— start of Source excerpt —

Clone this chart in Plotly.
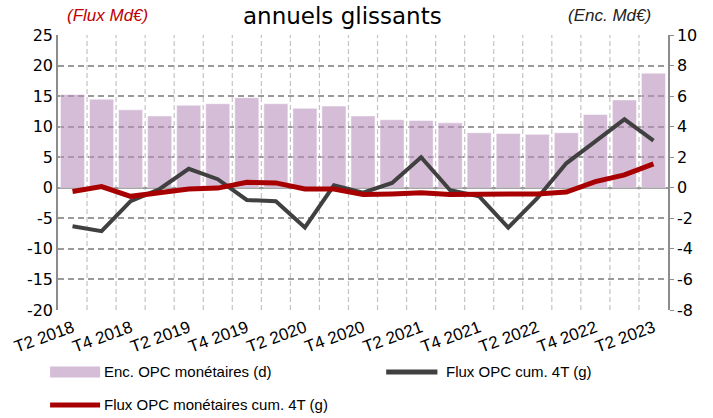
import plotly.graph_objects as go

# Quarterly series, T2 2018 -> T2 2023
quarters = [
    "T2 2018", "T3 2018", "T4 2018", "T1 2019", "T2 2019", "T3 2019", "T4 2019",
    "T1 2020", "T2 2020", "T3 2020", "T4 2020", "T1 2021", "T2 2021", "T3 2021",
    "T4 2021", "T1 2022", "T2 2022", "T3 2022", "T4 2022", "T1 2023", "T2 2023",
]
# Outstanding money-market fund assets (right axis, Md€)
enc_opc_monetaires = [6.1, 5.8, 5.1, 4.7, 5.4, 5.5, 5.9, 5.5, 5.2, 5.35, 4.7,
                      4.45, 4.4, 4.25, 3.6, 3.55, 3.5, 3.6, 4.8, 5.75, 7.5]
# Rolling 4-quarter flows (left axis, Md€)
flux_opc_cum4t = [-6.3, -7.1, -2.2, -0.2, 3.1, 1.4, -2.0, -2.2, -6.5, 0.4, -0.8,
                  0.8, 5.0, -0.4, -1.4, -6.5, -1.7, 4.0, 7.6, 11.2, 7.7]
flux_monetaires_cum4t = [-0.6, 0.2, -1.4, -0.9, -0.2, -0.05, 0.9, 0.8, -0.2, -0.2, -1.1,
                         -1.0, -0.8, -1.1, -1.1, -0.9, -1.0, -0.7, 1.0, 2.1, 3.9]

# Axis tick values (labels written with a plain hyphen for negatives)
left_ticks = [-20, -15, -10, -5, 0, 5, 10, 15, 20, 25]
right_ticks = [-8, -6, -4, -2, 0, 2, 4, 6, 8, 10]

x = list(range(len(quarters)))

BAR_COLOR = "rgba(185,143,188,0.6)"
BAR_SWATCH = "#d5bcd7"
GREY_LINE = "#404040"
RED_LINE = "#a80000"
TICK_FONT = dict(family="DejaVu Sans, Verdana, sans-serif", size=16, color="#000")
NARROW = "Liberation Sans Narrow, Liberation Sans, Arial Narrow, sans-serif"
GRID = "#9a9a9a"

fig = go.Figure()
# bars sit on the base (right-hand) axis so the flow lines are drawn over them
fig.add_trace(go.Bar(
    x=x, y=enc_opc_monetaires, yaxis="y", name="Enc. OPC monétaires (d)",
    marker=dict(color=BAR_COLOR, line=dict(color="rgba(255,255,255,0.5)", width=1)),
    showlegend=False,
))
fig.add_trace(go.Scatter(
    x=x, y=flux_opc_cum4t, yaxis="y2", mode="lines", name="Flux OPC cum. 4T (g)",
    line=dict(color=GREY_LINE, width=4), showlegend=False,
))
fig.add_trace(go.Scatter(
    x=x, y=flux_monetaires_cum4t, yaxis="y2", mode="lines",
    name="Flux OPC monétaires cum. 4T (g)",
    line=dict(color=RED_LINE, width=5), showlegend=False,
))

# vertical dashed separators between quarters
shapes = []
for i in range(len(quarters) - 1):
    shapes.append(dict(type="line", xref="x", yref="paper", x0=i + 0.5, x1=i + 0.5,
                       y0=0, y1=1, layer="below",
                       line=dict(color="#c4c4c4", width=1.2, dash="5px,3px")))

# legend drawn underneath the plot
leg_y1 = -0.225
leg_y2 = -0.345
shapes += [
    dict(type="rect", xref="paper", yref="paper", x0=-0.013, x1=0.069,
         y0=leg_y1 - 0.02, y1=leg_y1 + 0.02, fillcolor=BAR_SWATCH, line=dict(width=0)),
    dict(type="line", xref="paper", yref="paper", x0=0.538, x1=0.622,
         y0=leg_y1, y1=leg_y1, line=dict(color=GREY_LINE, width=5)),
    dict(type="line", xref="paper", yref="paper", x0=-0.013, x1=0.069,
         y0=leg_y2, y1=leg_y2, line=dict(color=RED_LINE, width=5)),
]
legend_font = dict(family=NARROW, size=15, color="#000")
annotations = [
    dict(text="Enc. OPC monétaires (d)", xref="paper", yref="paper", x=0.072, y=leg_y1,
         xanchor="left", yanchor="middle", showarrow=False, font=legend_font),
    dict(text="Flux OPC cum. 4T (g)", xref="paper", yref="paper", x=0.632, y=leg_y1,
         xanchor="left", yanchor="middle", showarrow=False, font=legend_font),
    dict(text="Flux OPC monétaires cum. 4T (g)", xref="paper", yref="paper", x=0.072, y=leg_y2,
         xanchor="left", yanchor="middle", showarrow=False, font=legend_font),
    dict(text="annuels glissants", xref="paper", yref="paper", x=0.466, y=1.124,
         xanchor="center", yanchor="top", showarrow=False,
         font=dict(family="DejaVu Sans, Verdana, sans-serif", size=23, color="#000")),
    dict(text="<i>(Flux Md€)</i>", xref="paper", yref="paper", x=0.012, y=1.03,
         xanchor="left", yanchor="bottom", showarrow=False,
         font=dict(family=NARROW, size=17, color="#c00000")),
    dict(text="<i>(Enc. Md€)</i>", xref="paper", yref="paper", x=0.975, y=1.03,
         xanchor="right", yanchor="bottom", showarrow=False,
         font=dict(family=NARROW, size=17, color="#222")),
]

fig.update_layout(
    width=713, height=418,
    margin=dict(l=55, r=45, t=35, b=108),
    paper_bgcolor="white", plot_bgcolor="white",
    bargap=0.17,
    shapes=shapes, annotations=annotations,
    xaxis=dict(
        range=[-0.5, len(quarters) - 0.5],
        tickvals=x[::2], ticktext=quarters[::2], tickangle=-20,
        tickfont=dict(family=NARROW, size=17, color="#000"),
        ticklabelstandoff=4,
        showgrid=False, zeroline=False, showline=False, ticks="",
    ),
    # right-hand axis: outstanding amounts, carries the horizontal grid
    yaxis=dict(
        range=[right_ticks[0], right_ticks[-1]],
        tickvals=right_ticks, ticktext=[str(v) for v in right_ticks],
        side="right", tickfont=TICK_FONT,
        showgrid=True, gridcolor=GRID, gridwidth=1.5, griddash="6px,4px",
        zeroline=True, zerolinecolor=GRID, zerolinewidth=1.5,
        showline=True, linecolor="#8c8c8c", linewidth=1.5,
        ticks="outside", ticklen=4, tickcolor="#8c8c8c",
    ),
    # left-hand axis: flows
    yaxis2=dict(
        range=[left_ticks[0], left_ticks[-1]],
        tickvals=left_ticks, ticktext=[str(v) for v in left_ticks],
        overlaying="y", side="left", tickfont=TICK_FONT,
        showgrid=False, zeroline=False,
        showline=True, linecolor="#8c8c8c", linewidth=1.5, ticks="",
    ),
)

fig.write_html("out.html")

— end of Source excerpt —

__Short exercise__
Give again exactly the lines running from the beginning of the material above through the line that contains "import plotly.graph_objects as go", and leave out every picture.

__Solution__
Clone this chart in Plotly.
import plotly.graph_objects as go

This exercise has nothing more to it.